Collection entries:
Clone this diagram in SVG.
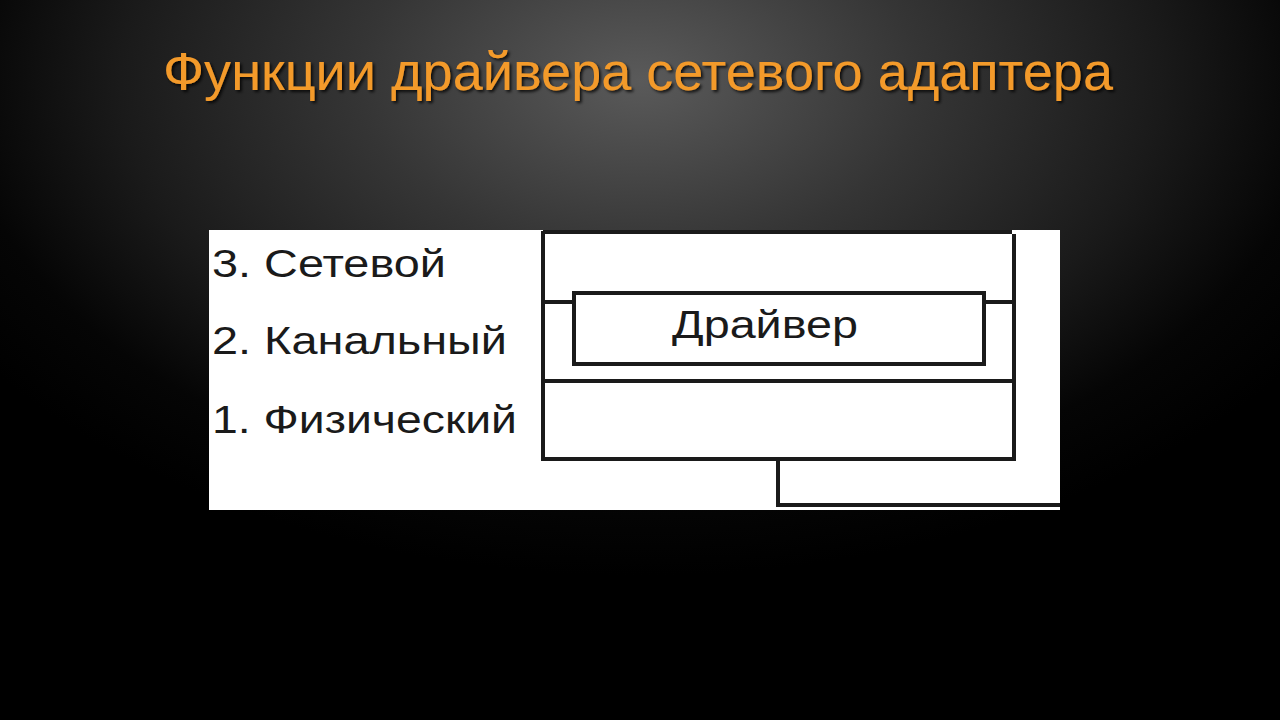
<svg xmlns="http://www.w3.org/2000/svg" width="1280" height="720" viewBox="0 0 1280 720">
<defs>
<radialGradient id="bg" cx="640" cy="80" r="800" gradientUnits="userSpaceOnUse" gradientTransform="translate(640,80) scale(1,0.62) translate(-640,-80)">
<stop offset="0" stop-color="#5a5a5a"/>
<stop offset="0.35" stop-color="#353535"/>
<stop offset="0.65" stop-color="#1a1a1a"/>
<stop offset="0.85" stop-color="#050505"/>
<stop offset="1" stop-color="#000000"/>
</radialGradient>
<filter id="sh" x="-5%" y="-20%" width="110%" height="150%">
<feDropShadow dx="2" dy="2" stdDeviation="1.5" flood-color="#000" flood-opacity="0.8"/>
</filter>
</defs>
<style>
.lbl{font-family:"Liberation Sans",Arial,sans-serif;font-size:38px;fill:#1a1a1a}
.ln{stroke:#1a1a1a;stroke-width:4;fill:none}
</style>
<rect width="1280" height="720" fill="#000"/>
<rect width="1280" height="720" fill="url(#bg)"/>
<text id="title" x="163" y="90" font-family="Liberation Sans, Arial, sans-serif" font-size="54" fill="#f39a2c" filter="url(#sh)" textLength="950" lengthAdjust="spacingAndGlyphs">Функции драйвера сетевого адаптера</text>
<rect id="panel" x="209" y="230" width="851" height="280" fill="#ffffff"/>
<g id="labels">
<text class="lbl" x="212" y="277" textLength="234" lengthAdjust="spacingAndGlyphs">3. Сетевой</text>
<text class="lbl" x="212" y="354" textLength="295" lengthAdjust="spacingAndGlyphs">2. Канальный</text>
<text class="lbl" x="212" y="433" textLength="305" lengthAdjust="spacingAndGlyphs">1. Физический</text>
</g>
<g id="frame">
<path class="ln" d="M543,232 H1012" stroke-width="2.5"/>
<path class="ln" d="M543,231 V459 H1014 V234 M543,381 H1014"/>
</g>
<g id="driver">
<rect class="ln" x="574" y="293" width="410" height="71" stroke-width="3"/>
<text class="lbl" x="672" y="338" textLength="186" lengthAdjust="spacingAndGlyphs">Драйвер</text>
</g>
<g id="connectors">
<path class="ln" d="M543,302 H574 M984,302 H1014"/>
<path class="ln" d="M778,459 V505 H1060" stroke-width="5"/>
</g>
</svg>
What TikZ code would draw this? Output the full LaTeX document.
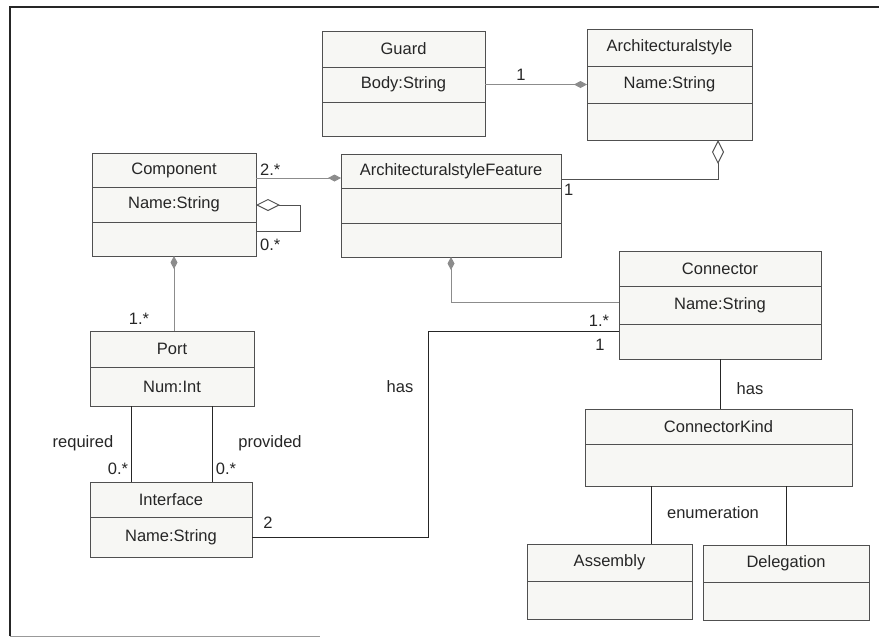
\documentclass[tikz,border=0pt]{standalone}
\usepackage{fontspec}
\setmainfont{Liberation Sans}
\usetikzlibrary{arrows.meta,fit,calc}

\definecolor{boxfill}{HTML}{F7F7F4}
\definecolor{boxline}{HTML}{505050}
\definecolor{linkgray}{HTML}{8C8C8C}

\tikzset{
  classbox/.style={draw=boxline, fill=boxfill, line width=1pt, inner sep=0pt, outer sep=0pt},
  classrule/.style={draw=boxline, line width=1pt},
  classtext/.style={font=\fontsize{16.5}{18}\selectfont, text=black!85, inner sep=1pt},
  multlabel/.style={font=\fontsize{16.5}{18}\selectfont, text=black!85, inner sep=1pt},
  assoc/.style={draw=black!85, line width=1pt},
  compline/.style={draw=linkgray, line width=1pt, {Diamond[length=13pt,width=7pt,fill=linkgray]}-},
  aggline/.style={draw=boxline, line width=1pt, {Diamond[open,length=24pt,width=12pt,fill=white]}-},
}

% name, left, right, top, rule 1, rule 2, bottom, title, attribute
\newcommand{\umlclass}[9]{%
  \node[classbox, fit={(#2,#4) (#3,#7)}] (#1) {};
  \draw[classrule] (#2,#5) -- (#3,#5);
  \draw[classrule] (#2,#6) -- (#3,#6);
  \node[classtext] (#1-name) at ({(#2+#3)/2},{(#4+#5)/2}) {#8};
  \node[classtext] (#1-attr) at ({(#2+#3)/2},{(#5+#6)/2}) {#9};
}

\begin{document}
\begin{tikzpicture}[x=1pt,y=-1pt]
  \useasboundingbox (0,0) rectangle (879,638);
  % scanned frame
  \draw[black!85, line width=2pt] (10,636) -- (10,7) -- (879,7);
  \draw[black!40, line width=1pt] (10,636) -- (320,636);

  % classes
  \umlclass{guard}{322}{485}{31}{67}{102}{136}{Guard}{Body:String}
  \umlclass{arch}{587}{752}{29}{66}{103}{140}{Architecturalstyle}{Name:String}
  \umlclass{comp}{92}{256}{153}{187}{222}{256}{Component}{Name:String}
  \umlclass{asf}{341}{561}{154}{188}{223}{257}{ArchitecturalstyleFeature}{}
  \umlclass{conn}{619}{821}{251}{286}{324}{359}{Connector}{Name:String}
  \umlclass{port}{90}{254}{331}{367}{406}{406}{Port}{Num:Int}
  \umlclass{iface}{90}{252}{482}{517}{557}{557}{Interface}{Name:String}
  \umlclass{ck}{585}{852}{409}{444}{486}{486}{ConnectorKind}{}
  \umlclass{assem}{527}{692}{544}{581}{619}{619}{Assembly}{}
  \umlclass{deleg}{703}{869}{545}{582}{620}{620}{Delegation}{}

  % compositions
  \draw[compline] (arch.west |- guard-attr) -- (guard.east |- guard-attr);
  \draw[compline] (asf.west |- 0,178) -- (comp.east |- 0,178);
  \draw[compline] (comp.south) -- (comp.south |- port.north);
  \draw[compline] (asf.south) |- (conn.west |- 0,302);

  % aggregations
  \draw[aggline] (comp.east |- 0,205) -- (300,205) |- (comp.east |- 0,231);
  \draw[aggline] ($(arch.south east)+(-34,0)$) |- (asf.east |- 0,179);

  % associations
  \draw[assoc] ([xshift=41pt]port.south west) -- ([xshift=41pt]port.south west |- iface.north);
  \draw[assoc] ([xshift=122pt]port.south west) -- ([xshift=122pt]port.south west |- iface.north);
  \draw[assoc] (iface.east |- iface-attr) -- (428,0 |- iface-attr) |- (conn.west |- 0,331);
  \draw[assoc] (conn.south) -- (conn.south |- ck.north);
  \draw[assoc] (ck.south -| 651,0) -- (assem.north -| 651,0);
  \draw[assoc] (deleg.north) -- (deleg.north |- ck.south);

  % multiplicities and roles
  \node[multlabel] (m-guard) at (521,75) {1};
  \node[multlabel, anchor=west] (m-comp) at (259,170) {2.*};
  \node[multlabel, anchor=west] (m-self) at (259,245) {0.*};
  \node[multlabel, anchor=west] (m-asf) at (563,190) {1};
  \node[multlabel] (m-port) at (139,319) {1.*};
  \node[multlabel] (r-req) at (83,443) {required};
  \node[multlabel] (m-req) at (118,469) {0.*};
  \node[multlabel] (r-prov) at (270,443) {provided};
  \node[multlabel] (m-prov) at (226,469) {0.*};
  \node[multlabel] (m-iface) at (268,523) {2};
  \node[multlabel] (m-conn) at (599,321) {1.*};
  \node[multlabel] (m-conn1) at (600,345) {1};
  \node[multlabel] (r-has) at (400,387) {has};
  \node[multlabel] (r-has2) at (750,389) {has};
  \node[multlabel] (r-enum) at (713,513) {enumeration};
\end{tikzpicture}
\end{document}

--

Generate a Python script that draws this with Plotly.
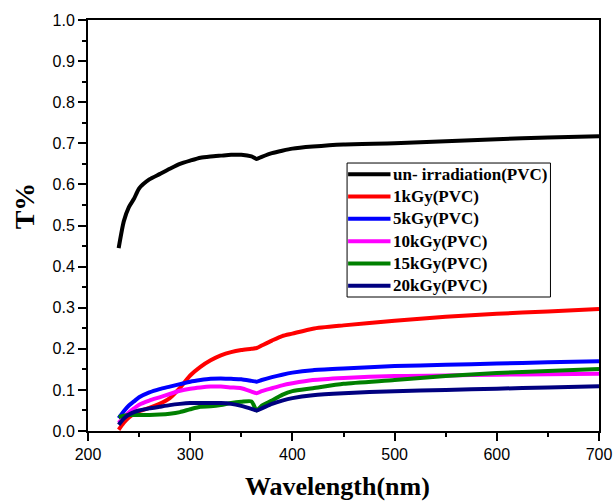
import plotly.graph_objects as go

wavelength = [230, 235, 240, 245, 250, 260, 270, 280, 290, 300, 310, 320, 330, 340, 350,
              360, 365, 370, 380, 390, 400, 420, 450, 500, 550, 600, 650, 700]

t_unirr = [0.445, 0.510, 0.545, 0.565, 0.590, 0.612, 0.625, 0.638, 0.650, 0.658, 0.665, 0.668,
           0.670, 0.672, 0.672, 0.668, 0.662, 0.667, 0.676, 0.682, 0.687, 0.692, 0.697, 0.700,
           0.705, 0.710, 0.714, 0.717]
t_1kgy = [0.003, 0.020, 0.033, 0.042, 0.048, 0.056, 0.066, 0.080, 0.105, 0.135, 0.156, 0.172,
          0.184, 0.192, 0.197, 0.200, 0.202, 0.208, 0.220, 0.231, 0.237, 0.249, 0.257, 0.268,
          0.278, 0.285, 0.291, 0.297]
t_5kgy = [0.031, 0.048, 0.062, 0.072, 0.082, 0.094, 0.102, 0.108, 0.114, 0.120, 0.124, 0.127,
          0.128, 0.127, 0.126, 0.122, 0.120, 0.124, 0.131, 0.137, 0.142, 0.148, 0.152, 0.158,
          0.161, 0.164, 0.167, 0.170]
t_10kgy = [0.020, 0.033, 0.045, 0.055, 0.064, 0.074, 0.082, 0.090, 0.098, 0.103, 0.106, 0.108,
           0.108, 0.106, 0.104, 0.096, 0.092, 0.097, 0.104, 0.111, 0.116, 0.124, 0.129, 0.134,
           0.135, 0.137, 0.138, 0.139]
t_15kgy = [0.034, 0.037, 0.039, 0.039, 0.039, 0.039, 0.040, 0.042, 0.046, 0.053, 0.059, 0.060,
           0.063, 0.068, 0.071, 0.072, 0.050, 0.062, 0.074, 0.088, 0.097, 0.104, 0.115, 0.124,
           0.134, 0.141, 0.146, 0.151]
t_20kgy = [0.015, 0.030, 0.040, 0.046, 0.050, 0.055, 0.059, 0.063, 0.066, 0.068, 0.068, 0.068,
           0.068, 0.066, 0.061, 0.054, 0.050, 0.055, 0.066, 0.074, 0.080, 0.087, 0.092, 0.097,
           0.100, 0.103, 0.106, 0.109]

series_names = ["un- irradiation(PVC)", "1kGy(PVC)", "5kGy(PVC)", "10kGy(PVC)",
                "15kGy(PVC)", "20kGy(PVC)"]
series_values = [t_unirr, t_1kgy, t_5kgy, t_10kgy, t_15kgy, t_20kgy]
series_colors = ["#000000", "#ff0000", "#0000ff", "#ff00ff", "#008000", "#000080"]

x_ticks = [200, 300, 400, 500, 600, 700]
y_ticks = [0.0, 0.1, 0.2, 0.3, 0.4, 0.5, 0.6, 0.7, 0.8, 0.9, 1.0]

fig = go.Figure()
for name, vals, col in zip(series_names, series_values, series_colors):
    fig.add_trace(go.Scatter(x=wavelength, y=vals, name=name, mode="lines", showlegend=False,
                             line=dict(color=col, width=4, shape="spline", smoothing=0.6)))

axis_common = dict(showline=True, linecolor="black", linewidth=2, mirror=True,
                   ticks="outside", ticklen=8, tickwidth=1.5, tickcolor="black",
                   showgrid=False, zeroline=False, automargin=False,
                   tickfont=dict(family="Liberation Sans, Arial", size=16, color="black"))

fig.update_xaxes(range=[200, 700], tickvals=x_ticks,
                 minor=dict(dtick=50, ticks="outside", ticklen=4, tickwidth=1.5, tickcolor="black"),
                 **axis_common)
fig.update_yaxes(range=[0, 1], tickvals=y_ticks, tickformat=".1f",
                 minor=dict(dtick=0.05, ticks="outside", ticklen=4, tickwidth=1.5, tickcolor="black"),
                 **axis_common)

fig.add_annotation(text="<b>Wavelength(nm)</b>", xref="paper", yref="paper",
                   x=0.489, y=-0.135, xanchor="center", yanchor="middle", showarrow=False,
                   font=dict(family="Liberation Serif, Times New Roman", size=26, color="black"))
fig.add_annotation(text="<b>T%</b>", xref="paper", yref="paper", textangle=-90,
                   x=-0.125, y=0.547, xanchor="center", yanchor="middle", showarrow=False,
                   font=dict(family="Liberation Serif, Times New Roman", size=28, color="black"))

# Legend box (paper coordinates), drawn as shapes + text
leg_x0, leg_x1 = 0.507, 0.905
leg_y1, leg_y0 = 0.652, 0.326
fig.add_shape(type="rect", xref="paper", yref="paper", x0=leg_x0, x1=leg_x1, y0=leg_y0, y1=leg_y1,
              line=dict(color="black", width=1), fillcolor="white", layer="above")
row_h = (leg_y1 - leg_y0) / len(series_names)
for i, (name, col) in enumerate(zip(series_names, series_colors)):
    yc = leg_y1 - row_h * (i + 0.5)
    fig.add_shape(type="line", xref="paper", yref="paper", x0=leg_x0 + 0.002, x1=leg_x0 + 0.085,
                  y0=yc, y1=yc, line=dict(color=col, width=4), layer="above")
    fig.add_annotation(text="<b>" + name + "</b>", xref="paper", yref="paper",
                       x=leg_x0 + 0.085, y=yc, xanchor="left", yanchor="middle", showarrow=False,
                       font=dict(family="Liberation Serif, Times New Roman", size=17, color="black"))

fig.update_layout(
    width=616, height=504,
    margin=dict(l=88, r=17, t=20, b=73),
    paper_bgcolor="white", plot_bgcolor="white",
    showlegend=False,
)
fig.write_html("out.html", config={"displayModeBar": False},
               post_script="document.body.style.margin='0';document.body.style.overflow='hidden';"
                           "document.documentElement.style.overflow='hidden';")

--

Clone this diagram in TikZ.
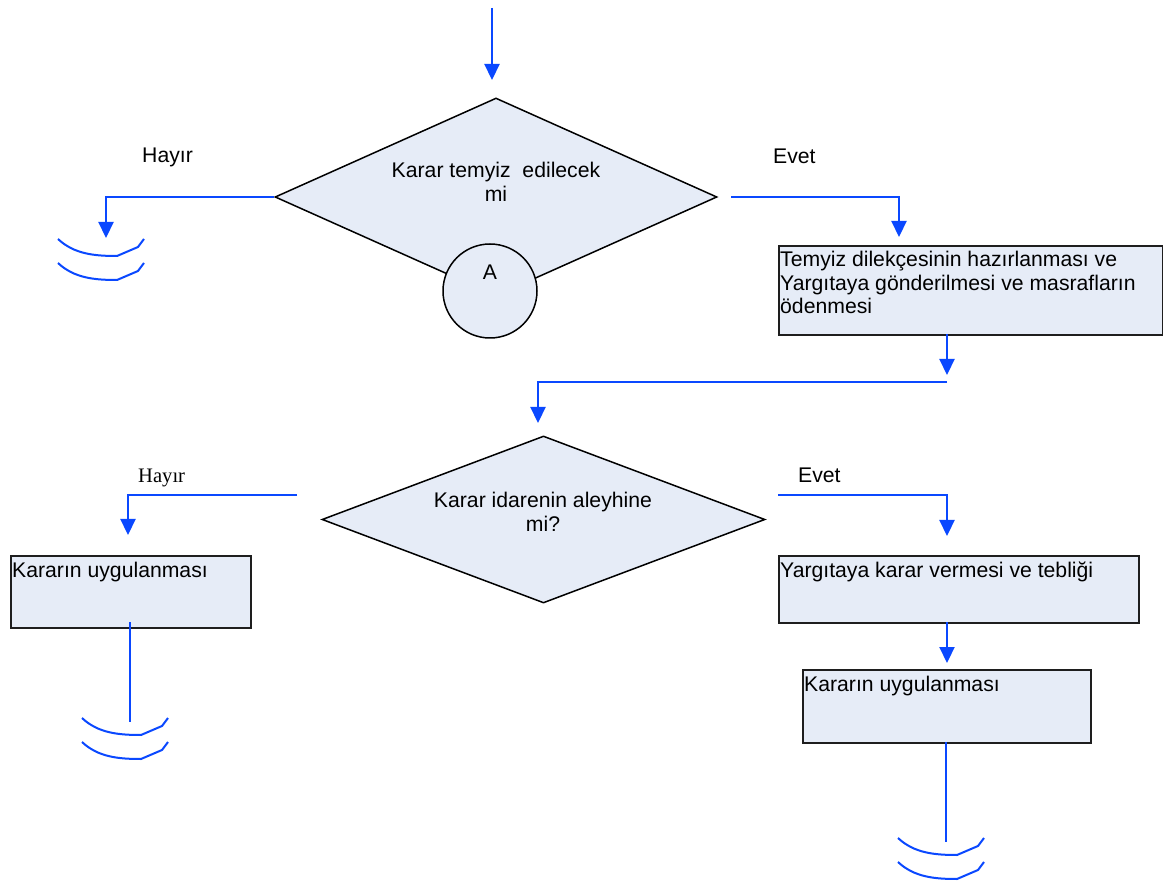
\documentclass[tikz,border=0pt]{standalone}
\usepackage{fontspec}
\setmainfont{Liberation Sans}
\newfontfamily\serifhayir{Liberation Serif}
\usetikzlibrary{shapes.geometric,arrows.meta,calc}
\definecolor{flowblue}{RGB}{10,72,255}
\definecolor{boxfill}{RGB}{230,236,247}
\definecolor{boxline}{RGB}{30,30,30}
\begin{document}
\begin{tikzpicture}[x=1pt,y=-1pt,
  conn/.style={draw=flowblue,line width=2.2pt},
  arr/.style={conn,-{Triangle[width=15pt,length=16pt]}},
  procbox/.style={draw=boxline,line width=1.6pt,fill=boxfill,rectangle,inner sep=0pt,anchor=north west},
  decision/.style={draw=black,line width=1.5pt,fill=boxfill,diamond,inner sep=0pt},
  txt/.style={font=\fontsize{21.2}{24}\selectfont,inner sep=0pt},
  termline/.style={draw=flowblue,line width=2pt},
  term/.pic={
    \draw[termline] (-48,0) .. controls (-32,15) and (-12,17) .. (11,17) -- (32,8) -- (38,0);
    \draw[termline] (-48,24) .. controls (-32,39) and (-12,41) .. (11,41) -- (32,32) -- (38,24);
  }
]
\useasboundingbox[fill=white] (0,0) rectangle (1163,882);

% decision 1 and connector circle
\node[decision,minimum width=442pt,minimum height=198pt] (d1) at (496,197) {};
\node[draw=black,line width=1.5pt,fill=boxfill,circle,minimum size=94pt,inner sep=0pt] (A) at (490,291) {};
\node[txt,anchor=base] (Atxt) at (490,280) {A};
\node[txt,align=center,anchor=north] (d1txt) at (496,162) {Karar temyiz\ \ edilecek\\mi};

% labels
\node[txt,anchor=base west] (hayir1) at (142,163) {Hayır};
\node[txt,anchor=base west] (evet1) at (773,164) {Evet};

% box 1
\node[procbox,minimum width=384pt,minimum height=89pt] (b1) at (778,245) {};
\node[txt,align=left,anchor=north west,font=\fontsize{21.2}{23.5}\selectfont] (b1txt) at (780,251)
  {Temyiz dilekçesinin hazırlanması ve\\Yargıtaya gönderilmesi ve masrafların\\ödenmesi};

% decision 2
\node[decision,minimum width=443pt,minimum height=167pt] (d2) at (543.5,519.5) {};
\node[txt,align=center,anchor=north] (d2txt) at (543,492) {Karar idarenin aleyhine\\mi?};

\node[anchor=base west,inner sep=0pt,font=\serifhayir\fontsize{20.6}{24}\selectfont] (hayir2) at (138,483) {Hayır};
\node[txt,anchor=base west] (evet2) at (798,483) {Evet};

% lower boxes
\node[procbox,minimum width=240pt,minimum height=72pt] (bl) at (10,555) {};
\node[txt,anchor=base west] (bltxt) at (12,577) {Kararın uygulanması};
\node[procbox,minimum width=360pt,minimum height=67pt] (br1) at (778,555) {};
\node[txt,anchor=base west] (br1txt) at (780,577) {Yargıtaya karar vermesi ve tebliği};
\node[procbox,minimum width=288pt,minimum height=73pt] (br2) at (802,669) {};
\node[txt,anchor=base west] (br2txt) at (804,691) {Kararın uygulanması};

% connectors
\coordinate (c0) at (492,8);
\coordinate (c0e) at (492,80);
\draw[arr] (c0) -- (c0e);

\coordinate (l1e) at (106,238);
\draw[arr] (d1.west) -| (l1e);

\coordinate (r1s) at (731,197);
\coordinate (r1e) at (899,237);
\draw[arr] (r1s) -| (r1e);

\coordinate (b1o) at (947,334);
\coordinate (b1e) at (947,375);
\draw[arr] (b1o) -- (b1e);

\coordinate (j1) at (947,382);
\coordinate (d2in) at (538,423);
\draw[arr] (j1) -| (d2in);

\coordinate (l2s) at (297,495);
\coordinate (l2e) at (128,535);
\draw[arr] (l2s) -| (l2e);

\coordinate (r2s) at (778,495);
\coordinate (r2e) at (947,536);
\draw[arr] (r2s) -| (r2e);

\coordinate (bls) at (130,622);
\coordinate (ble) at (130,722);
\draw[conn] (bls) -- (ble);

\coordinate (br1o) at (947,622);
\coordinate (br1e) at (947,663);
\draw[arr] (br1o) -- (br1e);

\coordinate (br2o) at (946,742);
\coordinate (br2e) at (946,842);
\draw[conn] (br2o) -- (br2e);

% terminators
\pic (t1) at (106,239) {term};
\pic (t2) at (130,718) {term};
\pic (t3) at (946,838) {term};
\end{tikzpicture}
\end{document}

| Exercise goal |
Write out the lines beginning with the one that contains "Generate a Python" and ending with the one that contains "600, 650, 700]", exactly as given. Leave pictures out.

| Correct response |
Generate a Python script that draws this with Plotly.
import plotly.graph_objects as go

wavelength = [230, 235, 240, 245, 250, 260, 270, 280, 290, 300, 310, 320, 330, 340, 350,
              360, 365, 370, 380, 390, 400, 420, 450, 500, 550, 600, 650, 700]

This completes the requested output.